(YOUR TASK): Go through the material and write it all out exactly, minus the pictures.

(SOURCE EXCERPT):

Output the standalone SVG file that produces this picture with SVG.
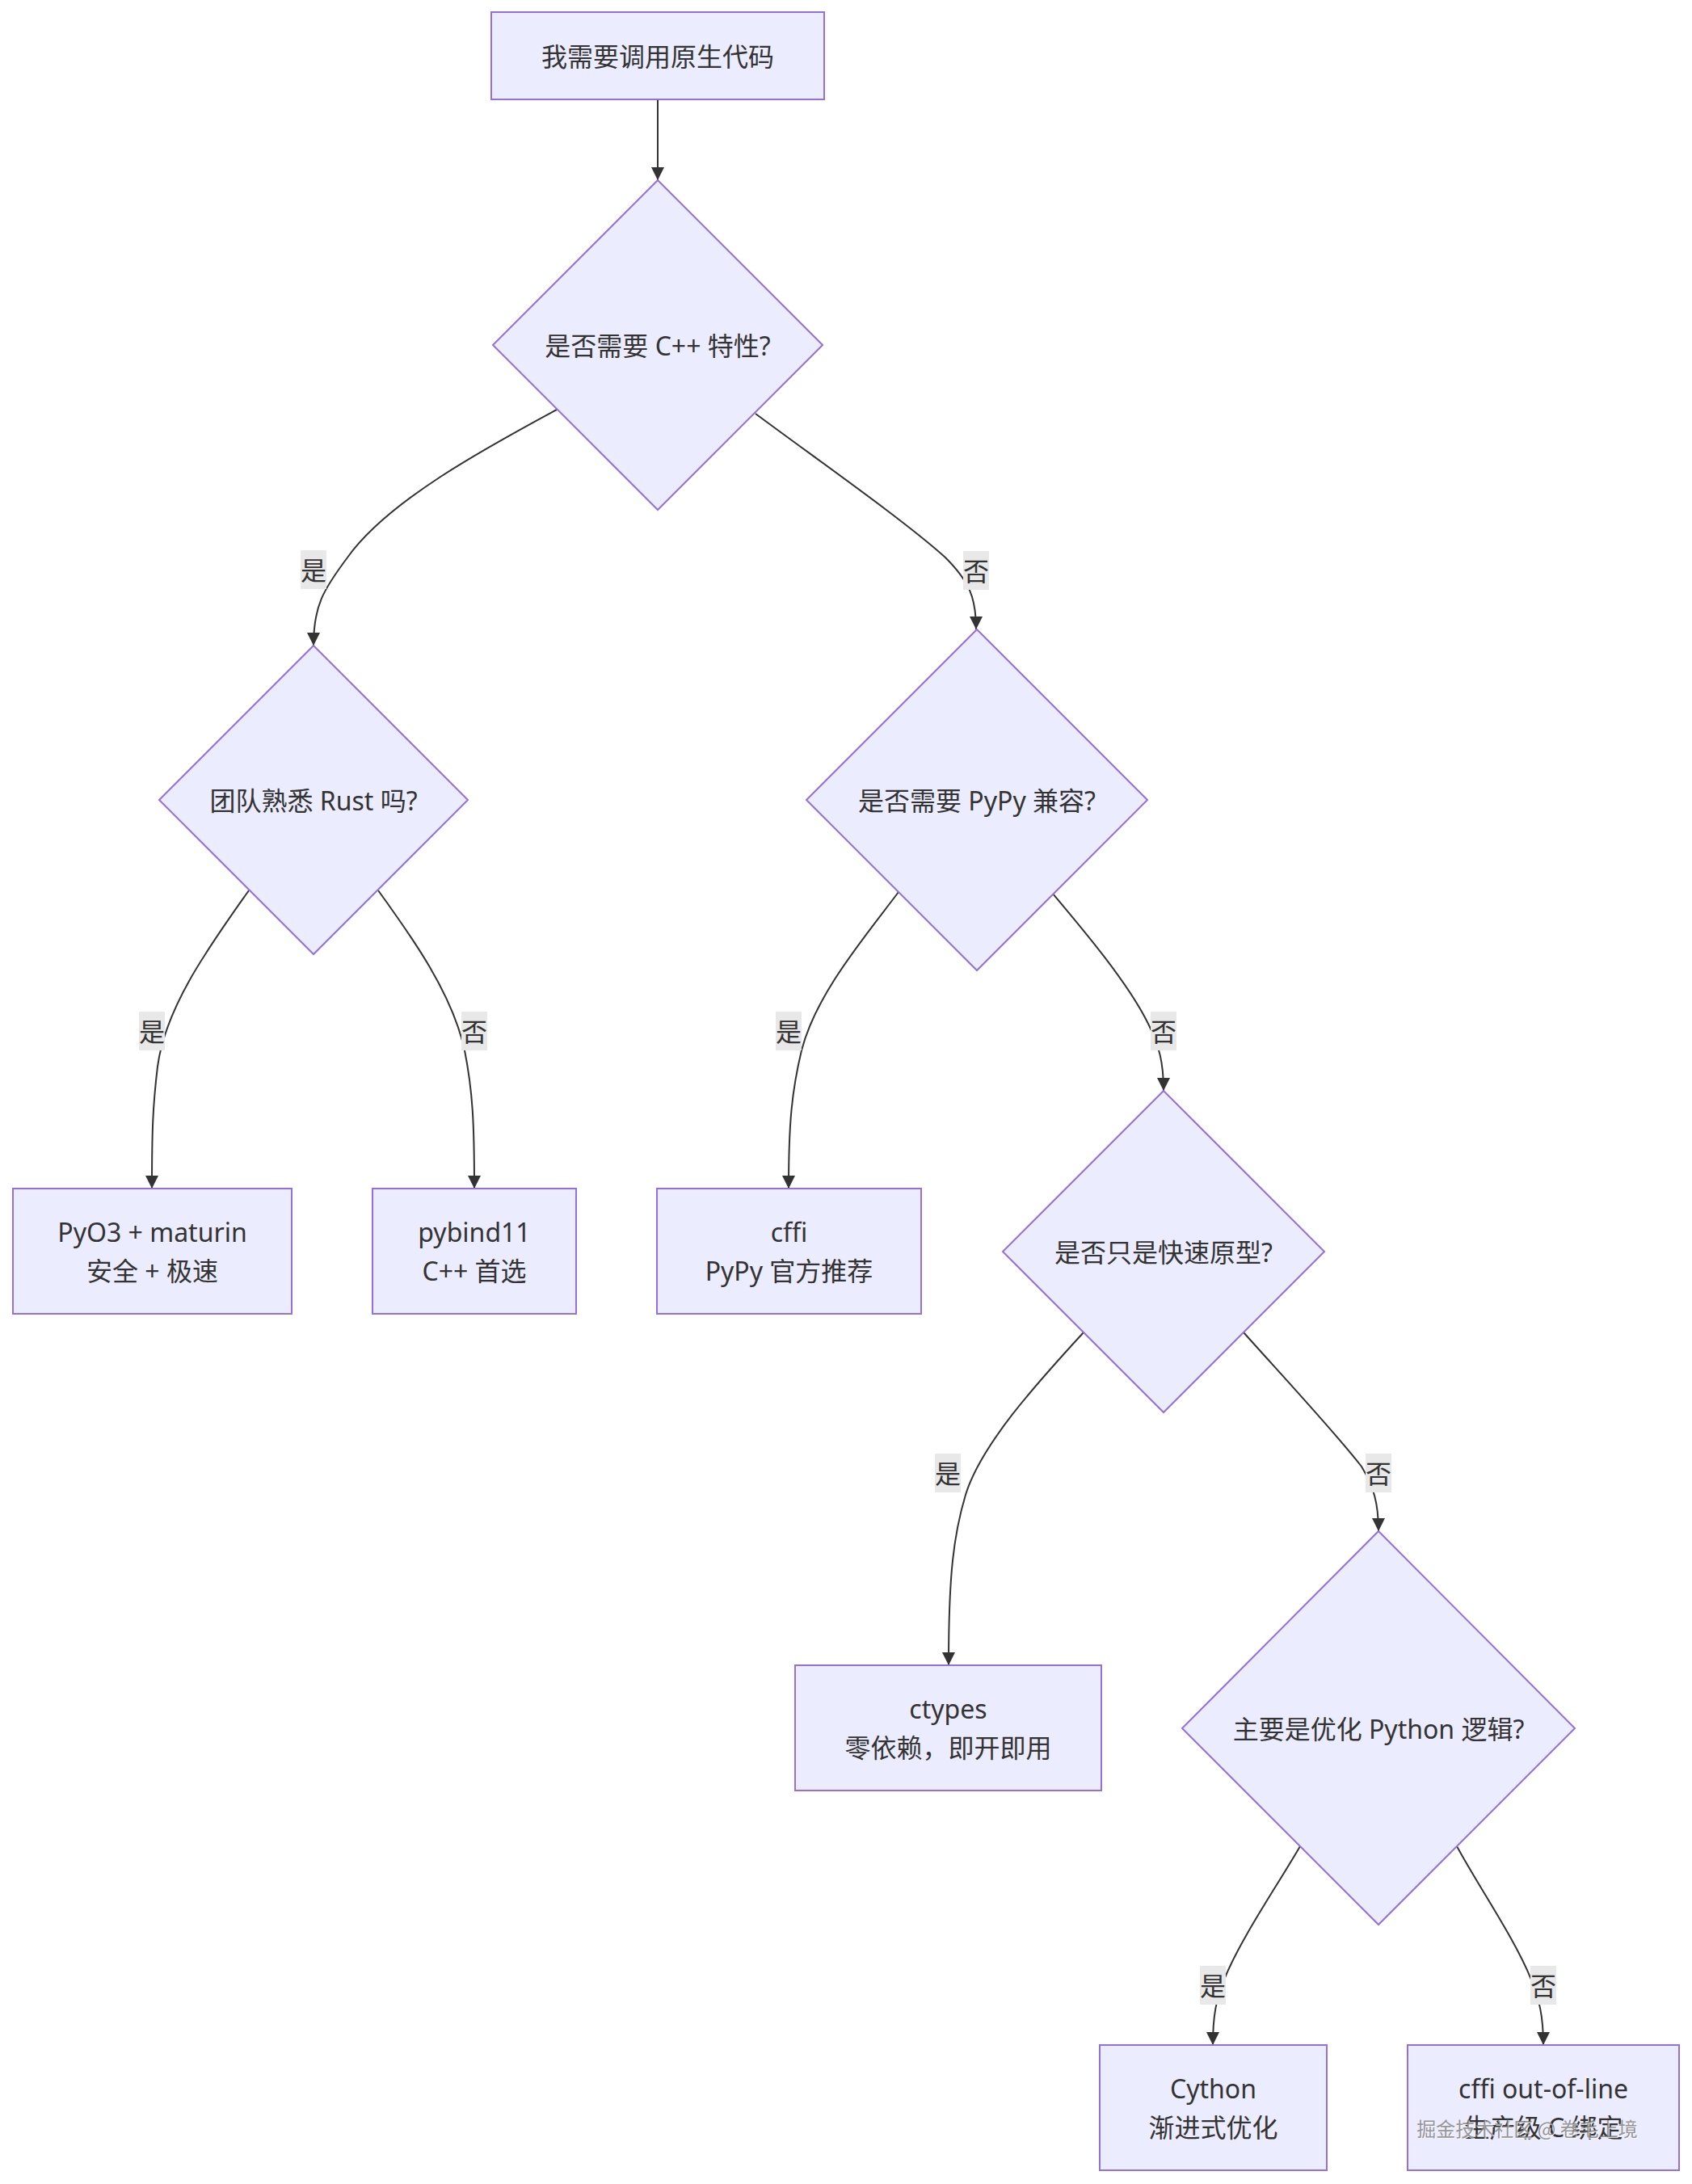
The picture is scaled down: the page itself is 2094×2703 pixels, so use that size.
<svg xmlns="http://www.w3.org/2000/svg" width="2094" height="2703" viewBox="0 0 2094 2703">
<style>
  .node rect, .node polygon { fill: #ECECFF; stroke: #9370DB; stroke-width: 2; }
  .node text, .lbl text { font-family: "Noto Sans", "Noto Sans CJK SC", sans-serif; font-size: 32px; fill: #333333; text-anchor: middle; dominant-baseline: central; }
  .edge { fill: none; stroke: #333333; stroke-width: 2; }
  .lbl rect { fill: #E8E8E8; }
  .wm { font-family: "Noto Sans CJK SC", sans-serif; font-size: 24px; text-anchor: middle; dominant-baseline: central; }
</style>
<defs>
  <marker id="arrow" viewBox="0 0 10 10" refX="10" refY="5" markerUnits="userSpaceOnUse" markerWidth="16" markerHeight="16" orient="auto">
    <path d="M0,0 L10,5 L0,10 z" fill="#333333"/>
  </marker>
</defs>
<rect x="0" y="0" width="2094" height="2703" fill="#FFFFFF"/>

<g id="connectors">
  <path class="edge" marker-end="url(#arrow)" d="M814,123 L814,223"/>
  <path class="edge" marker-end="url(#arrow)" d="M689,507 C600,555 480,620 430,690 C400,730 388,750 388,799"/>
  <path class="edge" marker-end="url(#arrow)" d="M935,512 C1020,575 1120,645 1170,690 C1200,720 1208,740 1208,779"/>
  <path class="edge" marker-end="url(#arrow)" d="M308,1102 C260,1170 205,1245 195,1320 C189,1370 188,1400 188,1471"/>
  <path class="edge" marker-end="url(#arrow)" d="M468,1102 C510,1160 560,1230 575,1300 C585,1350 587,1390 587,1471"/>
  <path class="edge" marker-end="url(#arrow)" d="M1112,1104 C1070,1160 1010,1230 992,1300 C980,1350 976,1390 976,1471"/>
  <path class="edge" marker-end="url(#arrow)" d="M1303,1106 C1340,1150 1395,1215 1420,1265 C1435,1295 1440,1315 1440,1350"/>
  <path class="edge" marker-end="url(#arrow)" d="M1341,1649 C1290,1705 1215,1785 1195,1850 C1180,1900 1174,1950 1174,2061"/>
  <path class="edge" marker-end="url(#arrow)" d="M1539,1649 C1580,1695 1650,1770 1685,1815 C1700,1840 1706,1860 1706,1895"/>
  <path class="edge" marker-end="url(#arrow)" d="M1609,2285 C1580,2335 1535,2400 1515,2450 C1505,2475 1501,2495 1501,2531"/>
  <path class="edge" marker-end="url(#arrow)" d="M1803,2285 C1830,2335 1875,2400 1895,2450 C1905,2475 1910,2495 1910,2531"/>
</g>

<g id="edge-labels">
  <g class="lbl"><rect x="372" y="681" width="32" height="48"/><text x="388" y="705">是</text></g>
  <g class="lbl"><rect x="1192" y="682" width="32" height="48"/><text x="1208" y="706">否</text></g>
  <g class="lbl"><rect x="172" y="1252" width="32" height="48"/><text x="188" y="1276">是</text></g>
  <g class="lbl"><rect x="571" y="1252" width="32" height="48"/><text x="587" y="1276">否</text></g>
  <g class="lbl"><rect x="960" y="1252" width="32" height="48"/><text x="976" y="1276">是</text></g>
  <g class="lbl"><rect x="1424" y="1252" width="32" height="48"/><text x="1440" y="1276">否</text></g>
  <g class="lbl"><rect x="1157" y="1799" width="32" height="48"/><text x="1173" y="1823">是</text></g>
  <g class="lbl"><rect x="1690" y="1799" width="32" height="48"/><text x="1706" y="1823">否</text></g>
  <g class="lbl"><rect x="1485" y="2433" width="32" height="48"/><text x="1501" y="2457">是</text></g>
  <g class="lbl"><rect x="1894" y="2433" width="32" height="48"/><text x="1910" y="2457">否</text></g>
</g>

<g id="start" class="node">
  <rect x="608" y="15" width="412" height="108"/>
  <text x="814" y="69">我需要调用原生代码</text>
</g>
<g id="q_cpp" class="node">
  <polygon points="814,223 1018,427 814,631 610,427"/>
  <text x="814" y="427">是否需要 C++ 特性?</text>
</g>
<g id="q_rust" class="node">
  <polygon points="388,799 579,990 388,1181 197,990"/>
  <text x="388" y="990">团队熟悉 Rust 吗?</text>
</g>
<g id="q_pypy" class="node">
  <polygon points="1209,779 1420,990 1209,1201 998,990"/>
  <text x="1209" y="990">是否需要 PyPy 兼容?</text>
</g>
<g id="q_proto" class="node">
  <polygon points="1440,1350 1639,1549 1440,1748 1241,1549"/>
  <text x="1440" y="1549">是否只是快速原型?</text>
</g>
<g id="q_python" class="node">
  <polygon points="1706,1895 1949,2139 1706,2382 1463,2139"/>
  <text x="1706" y="2139">主要是优化 Python 逻辑?</text>
</g>
<g id="pyo3" class="node">
  <rect x="16" y="1471" width="345" height="155"/>
  <text x="188.5" y="1524.5">PyO3 + maturin</text>
  <text x="188.5" y="1572.5">安全 + 极速</text>
</g>
<g id="pybind11" class="node">
  <rect x="461" y="1471" width="252" height="155"/>
  <text x="587" y="1524.5">pybind11</text>
  <text x="587" y="1572.5">C++ 首选</text>
</g>
<g id="cffi" class="node">
  <rect x="813" y="1471" width="327" height="155"/>
  <text x="976.5" y="1524.5">cffi</text>
  <text x="976.5" y="1572.5">PyPy 官方推荐</text>
</g>
<g id="ctypes" class="node">
  <rect x="984" y="2061" width="379" height="155"/>
  <text x="1173.5" y="2114.5">ctypes</text>
  <text x="1173.5" y="2162.5">零依赖，即开即用</text>
</g>
<g id="cython" class="node">
  <rect x="1361" y="2531" width="281" height="155"/>
  <text x="1501.5" y="2584.5">Cython</text>
  <text x="1501.5" y="2632.5">渐进式优化</text>
</g>
<g id="cffi_ool" class="node">
  <rect x="1742" y="2531" width="336" height="155"/>
  <text x="1910" y="2584.5">cffi out-of-line</text>
  <text x="1910" y="2632.5">生产级 C 绑定</text>
</g>

<g id="watermark">
  <text class="wm" x="1891" y="2634" fill="#FFFFFF" opacity="0.8">掘金技术社区 @ 卷毛上境</text>
  <text class="wm" x="1890" y="2633" fill="#777777" opacity="0.75">掘金技术社区 @ 卷毛上境</text>
</g>
</svg>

(THE SOLUTION):
Output the standalone SVG file that produces this picture with SVG.
The picture is scaled down: the page itself is 2094×2703 pixels, so use that size.
<svg xmlns="http://www.w3.org/2000/svg" width="2094" height="2703" viewBox="0 0 2094 2703">
<style>
  .node rect, .node polygon { fill: #ECECFF; stroke: #9370DB; stroke-width: 2; }
  .node text, .lbl text { font-family: "Noto Sans", "Noto Sans CJK SC", sans-serif; font-size: 32px; fill: #333333; text-anchor: middle; dominant-baseline: central; }
  .edge { fill: none; stroke: #333333; stroke-width: 2; }
  .lbl rect { fill: #E8E8E8; }
  .wm { font-family: "Noto Sans CJK SC", sans-serif; font-size: 24px; text-anchor: middle; dominant-baseline: central; }
</style>
<defs>
  <marker id="arrow" viewBox="0 0 10 10" refX="10" refY="5" markerUnits="userSpaceOnUse" markerWidth="16" markerHeight="16" orient="auto">
    <path d="M0,0 L10,5 L0,10 z" fill="#333333"/>
  </marker>
</defs>
<rect x="0" y="0" width="2094" height="2703" fill="#FFFFFF"/>

<g id="connectors">
  <path class="edge" marker-end="url(#arrow)" d="M814,123 L814,223"/>
  <path class="edge" marker-end="url(#arrow)" d="M689,507 C600,555 480,620 430,690 C400,730 388,750 388,799"/>
  <path class="edge" marker-end="url(#arrow)" d="M935,512 C1020,575 1120,645 1170,690 C1200,720 1208,740 1208,779"/>
  <path class="edge" marker-end="url(#arrow)" d="M308,1102 C260,1170 205,1245 195,1320 C189,1370 188,1400 188,1471"/>
  <path class="edge" marker-end="url(#arrow)" d="M468,1102 C510,1160 560,1230 575,1300 C585,1350 587,1390 587,1471"/>
  <path class="edge" marker-end="url(#arrow)" d="M1112,1104 C1070,1160 1010,1230 992,1300 C980,1350 976,1390 976,1471"/>
  <path class="edge" marker-end="url(#arrow)" d="M1303,1106 C1340,1150 1395,1215 1420,1265 C1435,1295 1440,1315 1440,1350"/>
  <path class="edge" marker-end="url(#arrow)" d="M1341,1649 C1290,1705 1215,1785 1195,1850 C1180,1900 1174,1950 1174,2061"/>
  <path class="edge" marker-end="url(#arrow)" d="M1539,1649 C1580,1695 1650,1770 1685,1815 C1700,1840 1706,1860 1706,1895"/>
  <path class="edge" marker-end="url(#arrow)" d="M1609,2285 C1580,2335 1535,2400 1515,2450 C1505,2475 1501,2495 1501,2531"/>
  <path class="edge" marker-end="url(#arrow)" d="M1803,2285 C1830,2335 1875,2400 1895,2450 C1905,2475 1910,2495 1910,2531"/>
</g>

<g id="edge-labels">
  <g class="lbl"><rect x="372" y="681" width="32" height="48"/><text x="388" y="705">是</text></g>
  <g class="lbl"><rect x="1192" y="682" width="32" height="48"/><text x="1208" y="706">否</text></g>
  <g class="lbl"><rect x="172" y="1252" width="32" height="48"/><text x="188" y="1276">是</text></g>
  <g class="lbl"><rect x="571" y="1252" width="32" height="48"/><text x="587" y="1276">否</text></g>
  <g class="lbl"><rect x="960" y="1252" width="32" height="48"/><text x="976" y="1276">是</text></g>
  <g class="lbl"><rect x="1424" y="1252" width="32" height="48"/><text x="1440" y="1276">否</text></g>
  <g class="lbl"><rect x="1157" y="1799" width="32" height="48"/><text x="1173" y="1823">是</text></g>
  <g class="lbl"><rect x="1690" y="1799" width="32" height="48"/><text x="1706" y="1823">否</text></g>
  <g class="lbl"><rect x="1485" y="2433" width="32" height="48"/><text x="1501" y="2457">是</text></g>
  <g class="lbl"><rect x="1894" y="2433" width="32" height="48"/><text x="1910" y="2457">否</text></g>
</g>

<g id="start" class="node">
  <rect x="608" y="15" width="412" height="108"/>
  <text x="814" y="69">我需要调用原生代码</text>
</g>
<g id="q_cpp" class="node">
  <polygon points="814,223 1018,427 814,631 610,427"/>
  <text x="814" y="427">是否需要 C++ 特性?</text>
</g>
<g id="q_rust" class="node">
  <polygon points="388,799 579,990 388,1181 197,990"/>
  <text x="388" y="990">团队熟悉 Rust 吗?</text>
</g>
<g id="q_pypy" class="node">
  <polygon points="1209,779 1420,990 1209,1201 998,990"/>
  <text x="1209" y="990">是否需要 PyPy 兼容?</text>
</g>
<g id="q_proto" class="node">
  <polygon points="1440,1350 1639,1549 1440,1748 1241,1549"/>
  <text x="1440" y="1549">是否只是快速原型?</text>
</g>
<g id="q_python" class="node">
  <polygon points="1706,1895 1949,2139 1706,2382 1463,2139"/>
  <text x="1706" y="2139">主要是优化 Python 逻辑?</text>
</g>
<g id="pyo3" class="node">
  <rect x="16" y="1471" width="345" height="155"/>
  <text x="188.5" y="1524.5">PyO3 + maturin</text>
  <text x="188.5" y="1572.5">安全 + 极速</text>
</g>
<g id="pybind11" class="node">
  <rect x="461" y="1471" width="252" height="155"/>
  <text x="587" y="1524.5">pybind11</text>
  <text x="587" y="1572.5">C++ 首选</text>
</g>
<g id="cffi" class="node">
  <rect x="813" y="1471" width="327" height="155"/>
  <text x="976.5" y="1524.5">cffi</text>
  <text x="976.5" y="1572.5">PyPy 官方推荐</text>
</g>
<g id="ctypes" class="node">
  <rect x="984" y="2061" width="379" height="155"/>
  <text x="1173.5" y="2114.5">ctypes</text>
  <text x="1173.5" y="2162.5">零依赖，即开即用</text>
</g>
<g id="cython" class="node">
  <rect x="1361" y="2531" width="281" height="155"/>
  <text x="1501.5" y="2584.5">Cython</text>
  <text x="1501.5" y="2632.5">渐进式优化</text>
</g>
<g id="cffi_ool" class="node">
  <rect x="1742" y="2531" width="336" height="155"/>
  <text x="1910" y="2584.5">cffi out-of-line</text>
  <text x="1910" y="2632.5">生产级 C 绑定</text>
</g>

<g id="watermark">
  <text class="wm" x="1891" y="2634" fill="#FFFFFF" opacity="0.8">掘金技术社区 @ 卷毛上境</text>
  <text class="wm" x="1890" y="2633" fill="#777777" opacity="0.75">掘金技术社区 @ 卷毛上境</text>
</g>
</svg>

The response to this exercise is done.